Essa é a mesma tese dentro do C6 Bank. Em nota, o banco digital defende que a projeção de inflação no horizonte relevante deve permanecer em 3,2% ou um pouco abaixo disso”, o que justificaria a manutenção da Selic “em patamar contracionista”.
Opinião semelhante é compartilhada por Rafael Cardoso, economista-chefe do departamento de pesquisa econômica do Banco Daycoval. Mesmo com expectativas de inflação elevadas e câmbio depreciado, diz, a modelagem do próprio BC indica que os juros a 10,5% bastariam para levar a inflação para a meta.
“Em todo o mundo se questiona os efeitos dos juros elevados na economia e nos ativos, até porque o Fed elevou os juros em mais de 5 pontos percentuais e mesmo assim não tivemos a desaceleração que se imaginava”, diz. “No Brasil vimos um fenômeno parecido, PIB forte e inflação em queda.”

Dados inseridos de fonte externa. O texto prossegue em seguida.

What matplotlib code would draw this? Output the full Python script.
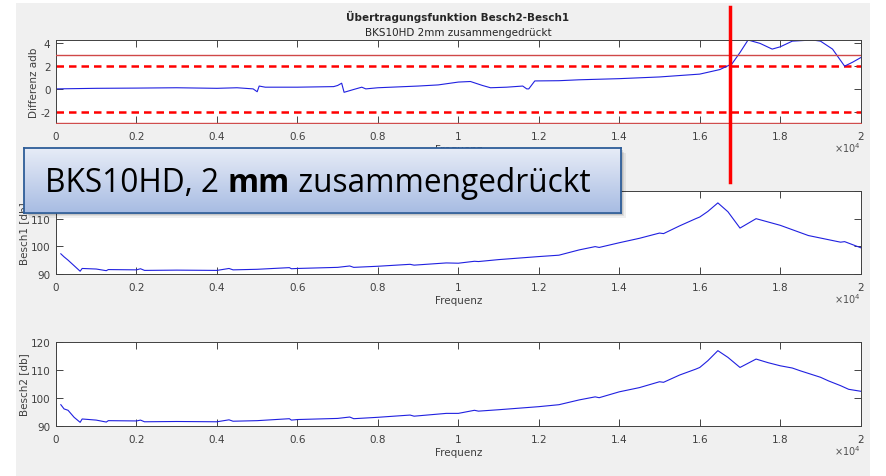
import numpy as np
import matplotlib.pyplot as plt
from matplotlib.patches import Rectangle
from matplotlib.lines import Line2D

plt.rcParams['axes.unicode_minus'] = False

# frequency axis in units of 1e4 Hz
diff_f = [0.0, 0.1, 0.2, 0.3, 0.4, 0.45, 0.49, 0.50, 0.505, 0.52, 0.6, 0.69, 0.70,
          0.71, 0.716, 0.74, 0.76, 0.77, 0.8, 0.9, 0.95, 0.98, 1.0, 1.03, 1.06,
          1.08, 1.12, 1.16, 1.17, 1.175, 1.19, 1.25, 1.3, 1.4, 1.5, 1.6, 1.65,
          1.68, 1.70, 1.72, 1.75, 1.78, 1.8, 1.83, 1.88, 1.9, 1.93, 1.96, 1.98, 2.0]
diff_db = [0.0, 0.05, 0.07, 0.1, 0.05, 0.1, 0.0, -0.25, 0.25, 0.15, 0.15, 0.2, 0.3,
           0.5, -0.3, -0.05, 0.15, 0.0, 0.1, 0.25, 0.35, 0.5, 0.6, 0.65, 0.3,
           0.1, 0.15, 0.25, 0.0, 0.0, 0.7, 0.72, 0.8, 0.9, 1.05, 1.3, 1.7,
           2.2, 3.2, 4.3, 4.0, 3.5, 3.7, 4.2, 4.3, 4.2, 3.5, 2.0, 2.35, 2.75]

b1_f = [0.012, 0.02, 0.03, 0.045, 0.06, 0.065, 0.1, 0.125, 0.13, 0.2, 0.21, 0.22,
        0.3, 0.4, 0.43, 0.44, 0.5, 0.58, 0.585, 0.6, 0.7, 0.73, 0.74, 0.8, 0.88,
        0.89, 0.97, 1.0, 1.04, 1.05, 1.1, 1.2, 1.25, 1.3, 1.34, 1.35, 1.4, 1.45,
        1.5, 1.51, 1.55, 1.59, 1.6, 1.62, 1.645, 1.67, 1.7, 1.72, 1.74, 1.77, 1.8,
        1.87, 1.95, 1.96, 2.0]
b1_db = [97.3, 96.2, 95.0, 93.0, 91.0, 92.0, 91.8, 91.2, 91.6, 91.5, 91.9, 91.3,
         91.4, 91.3, 92.0, 91.5, 91.7, 92.3, 91.9, 92.0, 92.4, 92.9, 92.4, 92.8, 93.5,
         93.2, 94.0, 93.9, 94.6, 94.5, 95.2, 96.3, 96.8, 98.7, 99.9, 99.6, 101.3, 102.9,
         104.8, 104.6, 107.4, 110.0, 110.6, 112.6, 115.7, 112.5, 106.6, 108.3, 110.0,
         108.8, 107.6, 103.9, 101.5, 101.7, 99.5]

b2_f = [0.012, 0.02, 0.03, 0.045, 0.06, 0.065, 0.1, 0.125, 0.13, 0.2, 0.21, 0.22,
        0.3, 0.4, 0.43, 0.44, 0.5, 0.58, 0.585, 0.6, 0.7, 0.73, 0.74, 0.8, 0.88,
        0.89, 0.97, 1.0, 1.04, 1.05, 1.1, 1.2, 1.25, 1.3, 1.34, 1.35, 1.4, 1.45,
        1.5, 1.51, 1.55, 1.59, 1.6, 1.62, 1.645, 1.67, 1.7, 1.72, 1.74, 1.77, 1.8,
        1.83, 1.85, 1.9, 1.92, 1.95, 1.97, 2.0]
b2_db = [97.5, 96.0, 95.5, 93.0, 91.2, 92.4, 92.0, 91.3, 91.8, 91.7, 92.0, 91.4,
         91.5, 91.4, 92.1, 91.6, 91.8, 92.5, 92.0, 92.2, 92.6, 93.1, 92.5, 93.0, 93.8,
         93.4, 94.4, 94.4, 95.5, 95.2, 95.7, 96.8, 97.5, 99.2, 100.3, 100.0, 102.1, 103.6,
         105.7, 105.5, 108.1, 110.2, 110.8, 113.2, 116.8, 114.4, 110.8, 112.3, 113.8,
         112.5, 111.4, 110.6, 109.6, 107.3, 106.0, 104.3, 103.0, 102.3]

limits_solid = [3, -3]
limits_dash = [2, -2]
xticks = [0, 0.2, 0.4, 0.6, 0.8, 1.0, 1.2, 1.4, 1.6, 1.8, 2.0]
xticklabels = ['0', '0.2', '0.4', '0.6', '0.8', '1', '1.2', '1.4', '1.6', '1.8', '2']

W, H = 886, 477
fig = plt.figure(figsize=(W / 100, H / 100), dpi=100)
fig.patch.set_facecolor('white')
fig.patches.append(Rectangle((16 / W, 0), (870 - 16) / W, 1 - 4 / H,
                             transform=fig.transFigure, facecolor='#f0f0f0',
                             edgecolor='none', zorder=-5))

tick_col = '#262626'
line_col = '#2020e0'


def make_ax(top_px, bot_px, ylim, yticks, ylabel):
    ax = fig.add_axes([56 / W, 1 - bot_px / H, 804.7 / W, (bot_px - top_px) / H])
    ax.set_facecolor('white')
    ax.set_xlim(0, 2)
    ax.set_ylim(*ylim)
    ax.set_xticks(xticks)
    ax.set_xticklabels(xticklabels)
    ax.set_yticks(yticks)
    ax.tick_params(direction='in', length=5, width=0.6, top=True, right=True,
                   labelsize=7.5, colors=tick_col, labelcolor='#404040')
    ax.tick_params(axis='x', pad=6)
    ax.tick_params(axis='y', pad=4)
    for s in ax.spines.values():
        s.set_color('#404040')
        s.set_linewidth(0.7)
    ax.set_xlabel('Frequenz', fontsize=7.5, color='#404040', labelpad=2)
    ax.set_ylabel(ylabel, fontsize=7.5, color='#404040', labelpad=1)
    ax.text(1.0, -0.29, r'$\times10^4$', transform=ax.transAxes, ha='right',
            va='center', fontsize=7, color='#505050')
    return ax


ax1 = make_ax(41, 124, (-3, 4.3), [-2, 0, 2, 4], 'Differenz adb')
for v in limits_solid:
    ax1.axhline(v, color='#d04848', lw=1.0, zorder=3)
for v in limits_dash:
    ax1.axhline(v, color='#ff0000', lw=1.8, ls=(0, (3, 2)))
ax1.spines['bottom'].set_color('#d04848')
ax1.plot(diff_f, diff_db, color=line_col, lw=0.8)
fig.text(458 / W, 1 - 17 / H, 'Übertragungsfunktion Besch2-Besch1', ha='center',
         va='center', fontsize=7.5, fontweight='bold', color='#262626')
fig.text(458 / W, 1 - 33 / H, 'BKS10HD 2mm zusammengedrückt', ha='center',
         va='center', fontsize=7.5, color='#262626')

ax2 = make_ax(192, 275, (90, 120), [90, 100, 110, 120], 'Besch1 [db]')
ax2.plot(b1_f, b1_db, color=line_col, lw=0.8)

ax3 = make_ax(342.7, 426.7, (90, 120), [90, 100, 110, 120], 'Besch2 [db]')
ax3.plot(b2_f, b2_db, color=line_col, lw=0.8)

# vertical red marker line
fig.lines.append(Line2D([730 / W, 730 / W], [1 - 8 / H, 1 - 183 / H],
                        transform=fig.transFigure, color='#ff0000', lw=2.5, zorder=10))

# callout box with shadow and gradient
bx0, by0, bx1, by1 = 24, 149, 620.5, 213.5
for i, a in enumerate([0.10, 0.08, 0.06]):
    d = 2 + i * 1.5
    fig.patches.append(Rectangle(((bx0 + d) / W, 1 - (by1 + d) / H), (bx1 - bx0) / W,
                                 (by1 - by0) / H, transform=fig.transFigure,
                                 facecolor='black', alpha=a, edgecolor='none', zorder=20))
bax = fig.add_axes([bx0 / W, 1 - by1 / H, (bx1 - bx0) / W, (by1 - by0) / H], zorder=30)
grad = np.linspace(0, 1, 100).reshape(-1, 1)
c_top = np.array([0.91, 0.93, 0.97])
c_bot = np.array([0.66, 0.74, 0.89])
img = c_top[None, None, :] * (1 - grad[:, :, None]) + c_bot[None, None, :] * grad[:, :, None]
bax.imshow(img, aspect='auto', extent=(0, 1, 0, 1), origin='upper')
bax.set_xlim(0, 1)
bax.set_ylim(0, 1)
bax.set_xticks([])
bax.set_yticks([])
for s in bax.spines.values():
    s.set_color('#2e5d98')
    s.set_linewidth(1.3)
fam = ['Open Sans', 'DejaVu Sans']
fs = 22.8
t1 = bax.text(21 / (bx1 - bx0), 0.47, 'BKS10HD, 2 ', fontsize=fs, family=fam,
              va='center', ha='left', color='black')
fig.canvas.draw()
t2 = bax.annotate('mm', xycoords=t1, xy=(1, 0), va='bottom', ha='left',
                  fontsize=fs, family=fam, fontweight='bold', color='black')
bax.annotate(' zusammengedrückt', xycoords=t2, xy=(1, 0), va='bottom', ha='left',
             fontsize=fs, family=fam, color='black')

fig.savefig('out.png', dpi=100)
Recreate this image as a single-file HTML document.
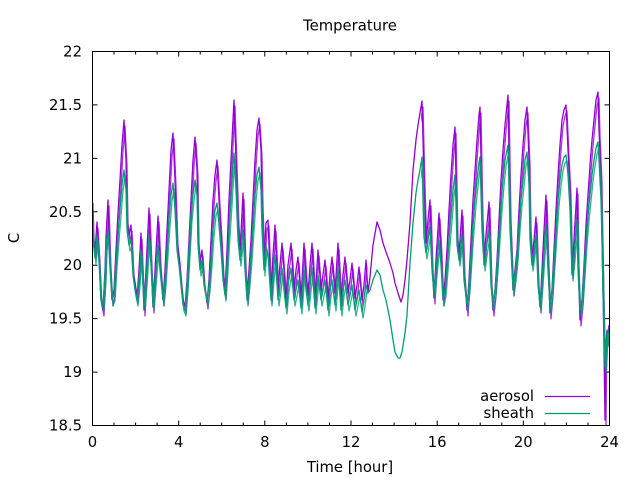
<!DOCTYPE html>
<html><head><meta charset="utf-8"><style>
html,body{margin:0;padding:0;background:#fff;}
svg{display:block;}
text{font-family:"DejaVu Sans","Liberation Sans",sans-serif;font-size:14.8px;fill:#000;}
</style></head><body>
<svg width="640" height="480" viewBox="0 0 640 480" xmlns="http://www.w3.org/2000/svg">
<defs>
<polyline id="pa" fill="none" stroke="#9400d3" stroke-width="1.3" stroke-linejoin="round" points="92,197 93,233 95,252 97,222 99,256 101,300 103,310 105,270 106,237 108,200 110,262 112,300 114,290 116,250 118,213 120,180 122,145 124,120 126,160 127,217 129,235 131,225 133,270 135,283 137,297 139,270 141,233 142,260 144,310 146,270 149,208 151,260 153,307 155,270 158,216 160,260 163,300 165,270 167,230 169,190 171,150 173,133 175,180 177,240 179,257 181,280 183,300 185,307 187,280 189,240 191,200 193,160 195,137 197,170 198,237 200,263 202,250 204,280 207,303 209,280 211,240 213,200 215,175 217,160 219,200 221,233 223,270 225,293 227,250 229,200 231,160 233,120 234,100 236,160 238,220 240,250 241,233 243,193 245,260 247,297 249,270 251,240 253,200 255,160 257,130 259,118 261,150 262,200 264,260 266,223 268,220 271,297 273,255 275,225 278,290 280,265 282,243 284,270 286,300 288,265 291,243 294,292 296,270 298,257 301,300 304,243 306,275 308,295 310,265 312,243 315,300 318,250 321,290 323,275 325,260 328,300 330,275 332,257 335,293 338,243 341,300 343,275 345,257 348,293 350,280 352,263 355,298 357,285 359,267 362,300 364,285 366,260 368,293 370,277 373,245 377,222 380,230 383,243 386,252 390,263 393,273 395,283 398,293 401,302 403,295 405,280 407,260 410,223 413,170 416,140 418,125 420,113 422,101 423,140 424,180 426,243 428,220 430,200 432,263 434,298 436,260 439,213 441,250 443,300 445,280 447,250 449,210 451,175 453,145 455,127 456,180 457,233 459,255 462,210 464,270 467,310 469,280 471,240 473,200 475,170 477,140 479,115 480,107 482,213 484,260 486,235 489,202 491,280 493,310 495,290 497,260 499,220 501,180 503,150 505,125 507,105 508,95 510,213 513,290 515,270 517,250 519,210 521,175 523,145 525,120 527,107 529,160 530,223 532,260 534,240 536,217 538,280 540,307 542,270 544,230 546,195 548,260 550,313 552,290 554,250 556,210 558,175 560,145 562,120 564,110 566,105 568,150 570,190 572,273 574,240 577,188 578,260 580,320 582,300 584,265 586,225 588,195 590,165 592,140 594,120 596,100 598,92 599,130 601,177 602,240 603,293 604,347 604.5,385 605,420 605.5,370 606,343 607,330 608,340 609,325"/>
<polyline id="pb" fill="none" stroke="#009e73" stroke-width="1.3" stroke-linejoin="round" points="92,215 93,240 95,258 97,235 99,262 101,300 103,305 105,275 106,245 108,230 110,268 112,300 114,295 116,262 118,235 120,210 122,185 124,170 126,190 127,230 129,245 131,240 133,275 135,290 137,300 139,280 141,250 142,265 144,305 146,280 149,235 151,265 153,305 155,280 158,245 160,270 163,300 165,280 167,250 169,220 171,195 173,183 175,210 177,250 179,265 181,285 183,305 185,310 187,285 189,250 191,215 193,195 195,180 197,195 198,245 200,270 202,260 204,285 207,300 209,285 211,260 213,230 215,210 217,203 219,225 221,250 223,280 225,295 227,265 229,230 231,200 233,165 234,153 236,190 238,240 240,260 241,250 243,230 245,270 247,300 249,280 251,255 253,225 255,195 257,175 259,167 261,190 262,230 264,270 266,245 268,255 271,300 273,275 275,255 278,300 280,285 282,268 284,290 286,308 288,285 291,268 294,300 296,290 298,280 301,308 304,268 306,290 308,305 310,285 312,268 315,308 318,275 321,300 323,290 325,280 328,310 330,290 332,280 335,305 338,268 341,310 343,290 345,280 348,305 350,295 352,285 355,310 357,300 359,290 362,312 364,300 366,285 368,293 370,290 373,280 377,270 380,275 383,290 386,300 390,320 393,340 395,352 398,358 400,358 402,352 405,333 407,315 410,263 413,223 416,193 418,180 420,170 422,157 423,200 424,237 426,253 428,240 430,227 432,270 434,293 436,270 439,240 441,265 443,300 445,290 447,265 449,240 451,215 453,190 455,175 456,205 457,245 459,260 462,235 464,280 467,305 469,285 471,255 473,225 475,200 477,180 479,163 480,157 482,230 484,265 486,250 489,230 491,285 493,305 495,290 497,265 499,235 501,205 503,180 505,160 507,150 508,145 510,230 513,290 515,275 517,255 519,225 521,200 523,180 525,160 527,152 529,185 530,240 532,265 534,250 536,235 538,285 540,305 542,280 544,250 546,225 548,270 550,308 552,290 554,260 556,230 558,200 560,180 562,165 564,157 566,155 568,175 570,210 572,275 574,255 577,220 578,270 580,310 582,300 584,270 586,240 588,215 590,195 592,175 594,160 596,148 598,142 599,160 601,200 602,240 603,293 604,333 605,367 606,353 607,333 608,340 609,330"/>
<clipPath id="cp"><rect x="92.5" y="51.5" width="517" height="374"/></clipPath>
<clipPath id="cp2"><rect x="92.5" y="51.5" width="275" height="374"/><rect x="421" y="51.5" width="188.5" height="374"/></clipPath>
</defs>
<rect width="640" height="480" fill="#fff"/>
<text x="350" y="30.5" text-anchor="middle">Temperature</text>
<text transform="translate(19,238) rotate(-90)" text-anchor="middle">C</text>
<text x="350" y="472" text-anchor="middle">Time [hour]</text>
<g text-anchor="end">
<text x="82" y="56.5">22</text>
<text x="82" y="109.9">21.5</text>
<text x="82" y="163.4">21</text>
<text x="82" y="216.8">20.5</text>
<text x="82" y="270.2">20</text>
<text x="82" y="323.6">19.5</text>
<text x="82" y="377.1">19</text>
<text x="82" y="430.5">18.5</text>
</g>
<g text-anchor="middle">
<text x="92.5" y="447">0</text>
<text x="178.7" y="447">4</text>
<text x="264.8" y="447">8</text>
<text x="351" y="447">12</text>
<text x="437.2" y="447">16</text>
<text x="523.3" y="447">20</text>
<text x="609.5" y="447">24</text>
</g>
<g stroke="#000" stroke-width="1" fill="none">
<path d="M92.5,51.5 H97.5 M92.5,104.9 H97.5 M92.5,158.4 H97.5 M92.5,211.8 H97.5 M92.5,265.2 H97.5 M92.5,318.6 H97.5 M92.5,372.1 H97.5
M609.5,51.5 H604.5 M609.5,104.9 H604.5 M609.5,158.4 H604.5 M609.5,211.8 H604.5 M609.5,265.2 H604.5 M609.5,318.6 H604.5 M609.5,372.1 H604.5"/>
<path d="M92.5,425.5 V420.5 M178.7,425.5 V420.5 M264.8,425.5 V420.5 M351,425.5 V420.5 M437.2,425.5 V420.5 M523.3,425.5 V420.5
M92.5,51.5 V56.5 M178.7,51.5 V56.5 M264.8,51.5 V56.5 M351,51.5 V56.5 M437.2,51.5 V56.5 M523.3,51.5 V56.5"/>
<path d="M114,425.5 V422.5 M135.6,425.5 V422.5 M157.1,425.5 V422.5 M200.2,425.5 V422.5 M221.7,425.5 V422.5 M243.3,425.5 V422.5 M286.4,425.5 V422.5 M307.9,425.5 V422.5 M329.5,425.5 V422.5 M372.5,425.5 V422.5 M394.1,425.5 V422.5 M415.6,425.5 V422.5 M458.7,425.5 V422.5 M480.2,425.5 V422.5 M501.8,425.5 V422.5 M544.9,425.5 V422.5 M566.4,425.5 V422.5 M588,425.5 V422.5
M114,51.5 V54.5 M135.6,51.5 V54.5 M157.1,51.5 V54.5 M200.2,51.5 V54.5 M221.7,51.5 V54.5 M243.3,51.5 V54.5 M286.4,51.5 V54.5 M307.9,51.5 V54.5 M329.5,51.5 V54.5 M372.5,51.5 V54.5 M394.1,51.5 V54.5 M415.6,51.5 V54.5 M458.7,51.5 V54.5 M480.2,51.5 V54.5 M501.8,51.5 V54.5 M544.9,51.5 V54.5 M566.4,51.5 V54.5 M588,51.5 V54.5"/>
</g>
<g clip-path="url(#cp2)">
<use href="#pa" transform="translate(1,6)" opacity="0.8"/>
</g>
<g clip-path="url(#cp)">
<use href="#pa"/>
</g>
<g clip-path="url(#cp2)">
<use href="#pb" transform="translate(1,6)" opacity="0.8"/>
</g>
<g clip-path="url(#cp)">
<use href="#pb"/>
</g>
<text x="534" y="401" text-anchor="end">aerosol</text>
<line x1="545" y1="396.5" x2="590" y2="396.5" stroke="#9400d3" stroke-width="1.2"/>
<text x="534" y="418" text-anchor="end">sheath</text>
<line x1="545" y1="413.5" x2="590" y2="413.5" stroke="#009e73" stroke-width="1.2"/>
<rect x="92.5" y="51.5" width="517" height="374" fill="none" stroke="#000" stroke-width="1"/>
</svg>
</body></html>
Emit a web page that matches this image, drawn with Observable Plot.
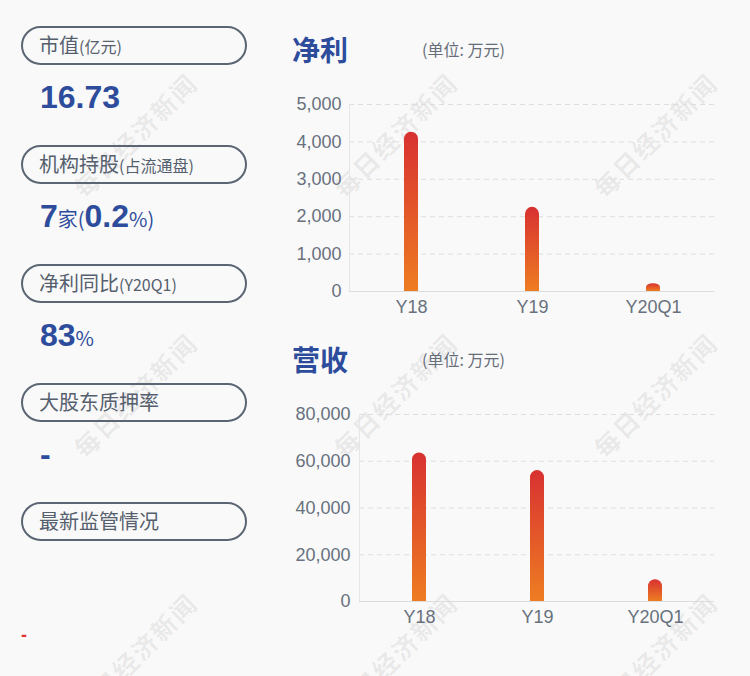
<!DOCTYPE html>
<html>
<head>
<meta charset="utf-8">
<script src="https://cdn.jsdelivr.net/npm/d3@7"></script>
<script src="https://cdn.jsdelivr.net/npm/@observablehq/plot@0.6"></script>
<style>
  html, body { margin:0; padding:0; background:#f9f9f9; }
  body { width:750px; height:676px; position:relative; overflow:hidden;
         font-family:"Liberation Sans","Noto Sans CJK SC",sans-serif; }
  .abs { position:absolute; }
  .pill { position:absolute; left:21px; width:222px; height:35px; border:2px solid #5b6573;
          border-radius:20px; color:#555f6d; }
  .pill span.lab { position:absolute; left:16px; top:4px; font-size:20px; line-height:26px;
                   font-family:"Noto Sans CJK SC",sans-serif; white-space:nowrap; }
  .pill small { font-size:16px; }
  .val { position:absolute; left:40px; color:#2e4c9c; white-space:nowrap; line-height:1; }
  .big { font-size:32px; font-weight:bold; font-family:"Liberation Sans",sans-serif; }
  .sm { font-size:20px; font-family:"Noto Sans CJK SC","Liberation Sans",sans-serif; }
  .title { position:absolute; color:#2e4c9c; font-size:28px; font-weight:bold;
           font-family:"Noto Sans CJK SC",sans-serif; line-height:1; }
  .unit { position:absolute; color:#666e7a; font-size:16px; font-family:"Noto Sans CJK SC",sans-serif; line-height:1; }
  .wm { position:absolute; width:200px; text-align:center; font-size:25px; font-weight:bold;
        color:rgba(0,0,0,0.075); font-family:"Noto Sans CJK SC",sans-serif; letter-spacing:2px;
        transform:translate(-50%,-50%) rotate(-45deg); white-space:nowrap; line-height:1; pointer-events:none; }
</style>
</head>
<body>
<svg width="0" height="0" style="position:absolute">
  <defs>
    <linearGradient id="gradTop" x1="0" y1="0" x2="0" y2="1">
      <stop offset="0" stop-color="#d83131"/>
      <stop offset="1" stop-color="#ee7d22"/>
    </linearGradient>
    <linearGradient id="gradBottom" x1="0" y1="0" x2="0" y2="1">
      <stop offset="0" stop-color="#e35729"/>
      <stop offset="1" stop-color="#ee7d22"/>
    </linearGradient>
  </defs>
</svg>

<div id="wms"></div>

<div class="pill" style="top:26px"><span class="lab">市值<small>(亿元)</small></span></div>
<div class="val" style="top:81px"><span class="big">16.73</span></div>

<div class="pill" style="top:145px"><span class="lab">机构持股<small>(占流通盘)</small></span></div>
<div class="val" style="top:200px"><span class="big">7</span><span class="sm">家(</span><span class="big">0.2</span><span class="sm">%)</span></div>

<div class="pill" style="top:264px"><span class="lab">净利同比<small>(Y20Q1)</small></span></div>
<div class="val" style="top:319px"><span class="big">83</span><span class="sm">%</span></div>

<div class="pill" style="top:383px"><span class="lab">大股东质押率</span></div>
<div class="val" style="top:438px"><span class="big">-</span></div>

<div class="pill" style="top:502px"><span class="lab">最新监管情况</span></div>
<div class="val" style="left:21px; top:626px; color:#e03232; font-size:18px; font-weight:bold;">-</div>

<div class="title" style="left:292px; top:35px">净利</div>
<div class="unit" style="left:422px; top:41px">(单位: 万元)</div>
<div class="title" style="left:292px; top:345px">营收</div>
<div class="unit" style="left:422px; top:351px">(单位: 万元)</div>

<div id="c1" class="abs" style="left:280px; top:80px"></div>
<div id="c2" class="abs" style="left:280px; top:390px"></div>

<script>
const categories = ["Y18", "Y19", "Y20Q1"];
const profitValues = [4260, 2250, 210];
const revenueValues = [63500, 56000, 9300];
const profitTicks = [0, 1000, 2000, 3000, 4000, 5000];
const revenueTicks = [0, 20000, 40000, 60000, 80000];
const watermark = "每日经济新闻";

function chart(values, ticks, marginLeft, tickPadding) {
  const table = categories.map((c, i) => ({cat: c, v: values[i]}));
  return Plot.plot({
    width: 450,
    height: 250,
    marginLeft, marginRight: 16, marginTop: 24, marginBottom: 39,
    style: {background: "transparent", color: "#68717d", fontSize: "18px",
            fontFamily: "'Liberation Sans', sans-serif", overflow: "visible"},
    x: {domain: categories, paddingInner: 0.885, paddingOuter: 0.4425, label: null},
    y: {domain: [0, ticks[ticks.length - 1]], label: null},
    marks: [
      Plot.gridY(ticks.filter(t => t > 0), {stroke: "#dedede", strokeOpacity: 1, strokeDasharray: "5,4"}),
      Plot.frame({anchor: "left", stroke: "#e6e6e6"}),
      Plot.ruleY([0], {stroke: "#dcdcdc"}),
      Plot.barY(table, {x: "cat", y: "v", fill: "url(#gradTop)", rx: 7}),
      Plot.barY(table, {x: "cat", y1: 0, y2: d => d.v / 2, fill: "url(#gradBottom)"}),
      Plot.axisY({ticks, tickSize: 0, tickPadding, tickFormat: d3.format(","), label: null}),
      Plot.axisX({tickSize: 0, tickPadding: 9, label: null})
    ]
  });
}

document.getElementById("c1").appendChild(chart(profitValues, profitTicks, 69, 8));
document.getElementById("c2").appendChild(chart(revenueValues, revenueTicks, 79, 9));

const wms = document.getElementById("wms");
[135, 395, 655].forEach(cy => [135, 395, 655].forEach(cx => {
  const d = document.createElement("div");
  d.className = "wm";
  d.style.left = cx + "px";
  d.style.top = cy + "px";
  d.textContent = watermark;
  wms.appendChild(d);
}));
</script>
</body>
</html>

O Daycoval projeta um PIB próximo de 3% em 2024 e de 2% para 2025, em linha com o que esperavam no fim do ano passado. Cardoso afirma que é de se esperar que eventualmente os juros mais altos consigam desacelerar a atividade, mas isso não ocorreu nos últimos anos. “A política monetária em patamar muito contracionista foi, em parte, contrabalanceada pelos estímulos fiscais. Agora, podemos ter uma ausência de estímulos com juros ainda altos e, portanto, uma “tirada de escada” da atividade econômica.”
Flávio Aragão, sócio da 051 Capital, aponta para o mesmo caminho. Após forte estímulo fiscal, que injetou R$ 150 bilhões na economia e teve impacto inflacionário e no PIB, entende que a política monetária local pode ter perdido um pouco de eficiência ao nos últimos meses.
“Mas será que faz sentido subir juros agora que isso está perdendo tração? Acredito que daria para esperar a política monetária agir, para entender se o patamar atual é restritivo o suficiente. O Fed também deve iniciar uma sequência de cortes, o que permitirá analisar o comportamento do dólar e da inflação. Não é porque não vai subir agora que nunca mais vai poder subir”, afirma.